**What you will do:**
Each line below must be set down exactly; omit any image you find.

[start]

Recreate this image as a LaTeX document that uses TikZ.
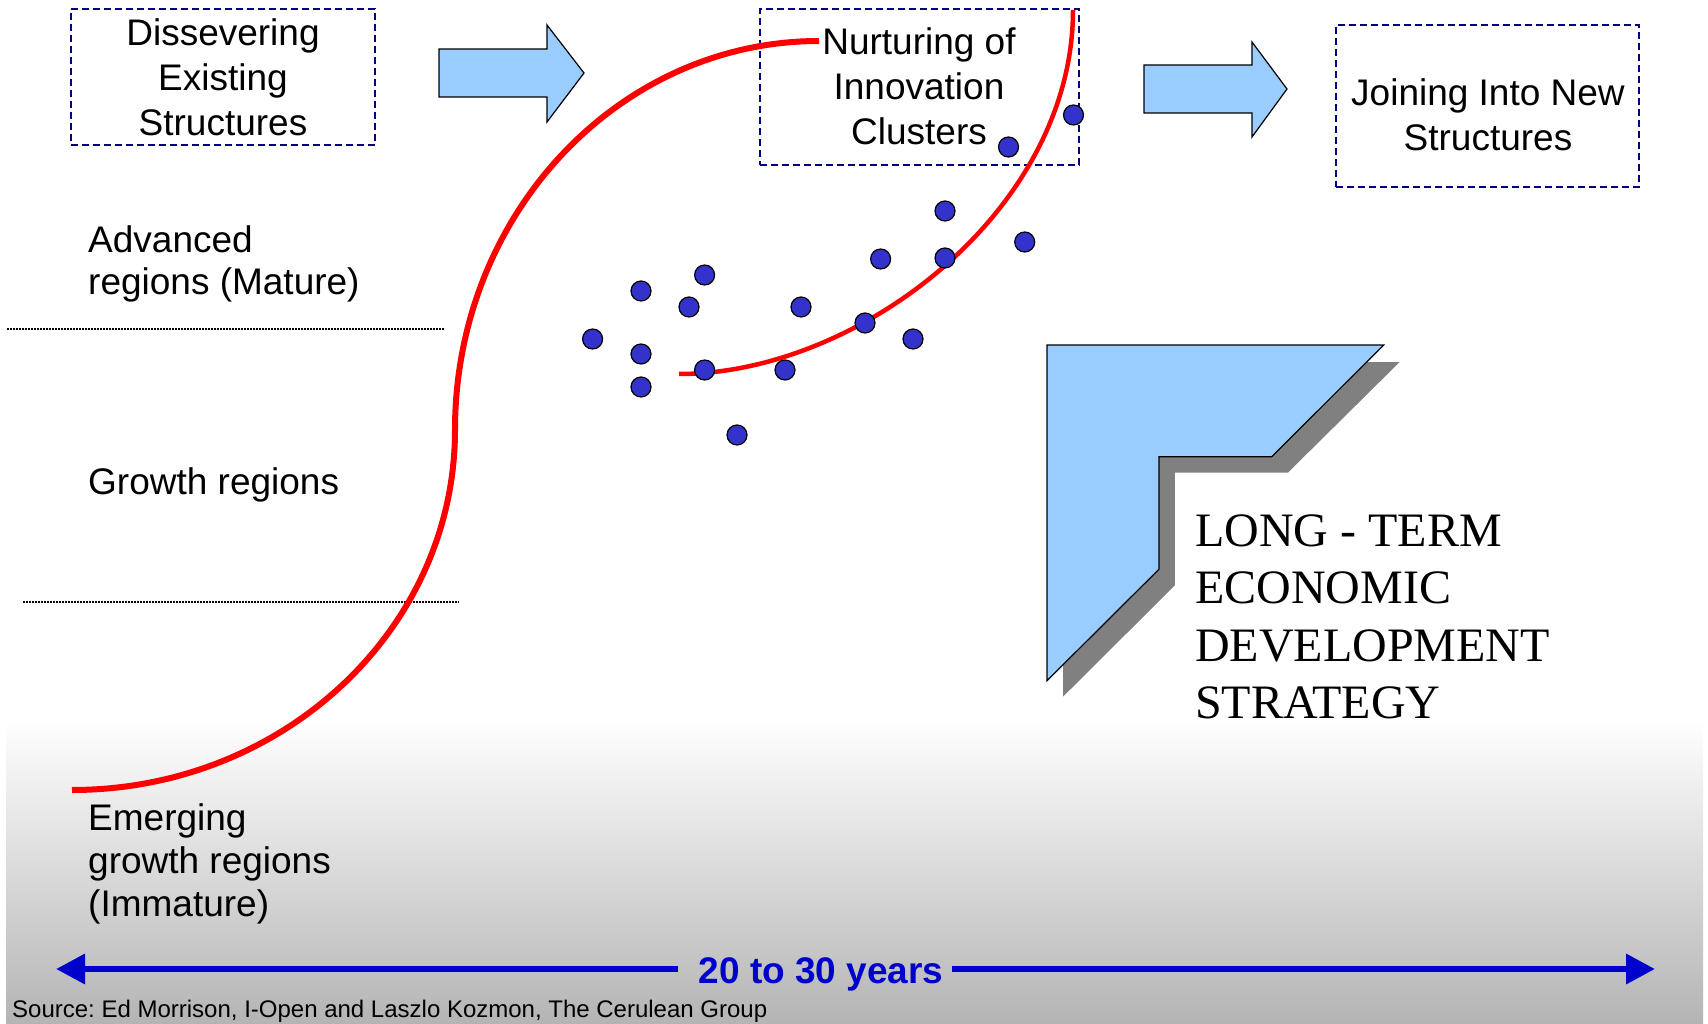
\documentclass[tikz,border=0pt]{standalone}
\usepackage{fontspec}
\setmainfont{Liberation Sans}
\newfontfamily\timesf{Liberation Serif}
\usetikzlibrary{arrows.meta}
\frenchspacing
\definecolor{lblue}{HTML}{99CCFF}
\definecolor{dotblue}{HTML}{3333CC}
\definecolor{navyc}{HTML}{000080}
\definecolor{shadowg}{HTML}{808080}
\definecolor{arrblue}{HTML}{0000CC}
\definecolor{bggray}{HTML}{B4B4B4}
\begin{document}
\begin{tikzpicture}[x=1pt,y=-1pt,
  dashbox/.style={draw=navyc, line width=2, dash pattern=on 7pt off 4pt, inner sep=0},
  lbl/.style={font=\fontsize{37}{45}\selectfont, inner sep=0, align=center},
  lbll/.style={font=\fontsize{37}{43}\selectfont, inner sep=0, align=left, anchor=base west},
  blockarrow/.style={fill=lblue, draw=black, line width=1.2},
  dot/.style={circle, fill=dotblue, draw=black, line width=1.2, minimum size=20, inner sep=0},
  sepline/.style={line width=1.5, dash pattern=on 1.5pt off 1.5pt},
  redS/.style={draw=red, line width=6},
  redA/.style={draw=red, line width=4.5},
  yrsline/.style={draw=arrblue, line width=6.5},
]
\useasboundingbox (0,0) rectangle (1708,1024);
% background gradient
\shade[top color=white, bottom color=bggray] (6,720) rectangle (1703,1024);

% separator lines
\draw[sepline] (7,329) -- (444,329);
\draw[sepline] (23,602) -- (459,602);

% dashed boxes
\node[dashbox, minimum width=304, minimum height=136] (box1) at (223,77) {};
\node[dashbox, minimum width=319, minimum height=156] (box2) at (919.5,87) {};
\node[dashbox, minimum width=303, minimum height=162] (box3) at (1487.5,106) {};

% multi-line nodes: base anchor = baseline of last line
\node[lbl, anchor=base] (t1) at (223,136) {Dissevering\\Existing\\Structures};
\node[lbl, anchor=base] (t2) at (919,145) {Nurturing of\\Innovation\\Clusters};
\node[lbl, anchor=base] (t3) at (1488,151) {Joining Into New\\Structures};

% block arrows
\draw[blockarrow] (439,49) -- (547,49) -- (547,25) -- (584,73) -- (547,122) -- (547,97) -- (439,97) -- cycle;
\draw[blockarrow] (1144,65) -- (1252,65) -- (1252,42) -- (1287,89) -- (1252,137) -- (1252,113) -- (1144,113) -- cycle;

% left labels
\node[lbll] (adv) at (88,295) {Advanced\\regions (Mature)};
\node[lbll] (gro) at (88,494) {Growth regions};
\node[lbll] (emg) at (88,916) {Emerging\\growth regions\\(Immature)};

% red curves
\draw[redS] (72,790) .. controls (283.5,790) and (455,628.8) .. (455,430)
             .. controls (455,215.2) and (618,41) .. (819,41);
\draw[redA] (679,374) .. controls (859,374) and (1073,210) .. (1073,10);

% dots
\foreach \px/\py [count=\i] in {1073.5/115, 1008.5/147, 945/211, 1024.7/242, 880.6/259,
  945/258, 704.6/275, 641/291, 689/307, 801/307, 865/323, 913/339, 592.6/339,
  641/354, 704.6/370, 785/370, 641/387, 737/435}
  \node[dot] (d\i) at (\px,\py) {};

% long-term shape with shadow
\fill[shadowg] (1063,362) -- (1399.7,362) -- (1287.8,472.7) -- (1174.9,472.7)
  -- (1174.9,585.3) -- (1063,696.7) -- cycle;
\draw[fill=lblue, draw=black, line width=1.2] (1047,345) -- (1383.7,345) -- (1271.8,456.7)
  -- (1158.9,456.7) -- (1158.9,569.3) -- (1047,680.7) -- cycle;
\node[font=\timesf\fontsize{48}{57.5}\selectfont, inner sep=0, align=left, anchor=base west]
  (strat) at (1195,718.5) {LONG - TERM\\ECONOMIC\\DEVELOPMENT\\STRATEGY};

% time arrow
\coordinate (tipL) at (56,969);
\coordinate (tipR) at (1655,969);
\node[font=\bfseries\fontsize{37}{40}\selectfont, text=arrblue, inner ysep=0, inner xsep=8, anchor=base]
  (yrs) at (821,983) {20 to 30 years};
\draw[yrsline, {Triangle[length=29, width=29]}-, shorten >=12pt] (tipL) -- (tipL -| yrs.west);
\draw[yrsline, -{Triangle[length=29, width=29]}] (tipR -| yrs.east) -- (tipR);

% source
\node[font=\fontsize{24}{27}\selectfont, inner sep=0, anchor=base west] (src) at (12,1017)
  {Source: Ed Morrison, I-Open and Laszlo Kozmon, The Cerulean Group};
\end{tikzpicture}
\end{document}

[end]

**Complete response:**
Recreate this image as a LaTeX document that uses TikZ.
\documentclass[tikz,border=0pt]{standalone}
\usepackage{fontspec}
\setmainfont{Liberation Sans}
\newfontfamily\timesf{Liberation Serif}
\usetikzlibrary{arrows.meta}
\frenchspacing
\definecolor{lblue}{HTML}{99CCFF}
\definecolor{dotblue}{HTML}{3333CC}
\definecolor{navyc}{HTML}{000080}
\definecolor{shadowg}{HTML}{808080}
\definecolor{arrblue}{HTML}{0000CC}
\definecolor{bggray}{HTML}{B4B4B4}
\begin{document}
\begin{tikzpicture}[x=1pt,y=-1pt,
  dashbox/.style={draw=navyc, line width=2, dash pattern=on 7pt off 4pt, inner sep=0},
  lbl/.style={font=\fontsize{37}{45}\selectfont, inner sep=0, align=center},
  lbll/.style={font=\fontsize{37}{43}\selectfont, inner sep=0, align=left, anchor=base west},
  blockarrow/.style={fill=lblue, draw=black, line width=1.2},
  dot/.style={circle, fill=dotblue, draw=black, line width=1.2, minimum size=20, inner sep=0},
  sepline/.style={line width=1.5, dash pattern=on 1.5pt off 1.5pt},
  redS/.style={draw=red, line width=6},
  redA/.style={draw=red, line width=4.5},
  yrsline/.style={draw=arrblue, line width=6.5},
]
\useasboundingbox (0,0) rectangle (1708,1024);
% background gradient
\shade[top color=white, bottom color=bggray] (6,720) rectangle (1703,1024);

% separator lines
\draw[sepline] (7,329) -- (444,329);
\draw[sepline] (23,602) -- (459,602);

% dashed boxes
\node[dashbox, minimum width=304, minimum height=136] (box1) at (223,77) {};
\node[dashbox, minimum width=319, minimum height=156] (box2) at (919.5,87) {};
\node[dashbox, minimum width=303, minimum height=162] (box3) at (1487.5,106) {};

% multi-line nodes: base anchor = baseline of last line
\node[lbl, anchor=base] (t1) at (223,136) {Dissevering\\Existing\\Structures};
\node[lbl, anchor=base] (t2) at (919,145) {Nurturing of\\Innovation\\Clusters};
\node[lbl, anchor=base] (t3) at (1488,151) {Joining Into New\\Structures};

% block arrows
\draw[blockarrow] (439,49) -- (547,49) -- (547,25) -- (584,73) -- (547,122) -- (547,97) -- (439,97) -- cycle;
\draw[blockarrow] (1144,65) -- (1252,65) -- (1252,42) -- (1287,89) -- (1252,137) -- (1252,113) -- (1144,113) -- cycle;

% left labels
\node[lbll] (adv) at (88,295) {Advanced\\regions (Mature)};
\node[lbll] (gro) at (88,494) {Growth regions};
\node[lbll] (emg) at (88,916) {Emerging\\growth regions\\(Immature)};

% red curves
\draw[redS] (72,790) .. controls (283.5,790) and (455,628.8) .. (455,430)
             .. controls (455,215.2) and (618,41) .. (819,41);
\draw[redA] (679,374) .. controls (859,374) and (1073,210) .. (1073,10);

% dots
\foreach \px/\py [count=\i] in {1073.5/115, 1008.5/147, 945/211, 1024.7/242, 880.6/259,
  945/258, 704.6/275, 641/291, 689/307, 801/307, 865/323, 913/339, 592.6/339,
  641/354, 704.6/370, 785/370, 641/387, 737/435}
  \node[dot] (d\i) at (\px,\py) {};

% long-term shape with shadow
\fill[shadowg] (1063,362) -- (1399.7,362) -- (1287.8,472.7) -- (1174.9,472.7)
  -- (1174.9,585.3) -- (1063,696.7) -- cycle;
\draw[fill=lblue, draw=black, line width=1.2] (1047,345) -- (1383.7,345) -- (1271.8,456.7)
  -- (1158.9,456.7) -- (1158.9,569.3) -- (1047,680.7) -- cycle;
\node[font=\timesf\fontsize{48}{57.5}\selectfont, inner sep=0, align=left, anchor=base west]
  (strat) at (1195,718.5) {LONG - TERM\\ECONOMIC\\DEVELOPMENT\\STRATEGY};

% time arrow
\coordinate (tipL) at (56,969);
\coordinate (tipR) at (1655,969);
\node[font=\bfseries\fontsize{37}{40}\selectfont, text=arrblue, inner ysep=0, inner xsep=8, anchor=base]
  (yrs) at (821,983) {20 to 30 years};
\draw[yrsline, {Triangle[length=29, width=29]}-, shorten >=12pt] (tipL) -- (tipL -| yrs.west);
\draw[yrsline, -{Triangle[length=29, width=29]}] (tipR -| yrs.east) -- (tipR);

% source
\node[font=\fontsize{24}{27}\selectfont, inner sep=0, anchor=base west] (src) at (12,1017)
  {Source: Ed Morrison, I-Open and Laszlo Kozmon, The Cerulean Group};
\end{tikzpicture}
\end{document}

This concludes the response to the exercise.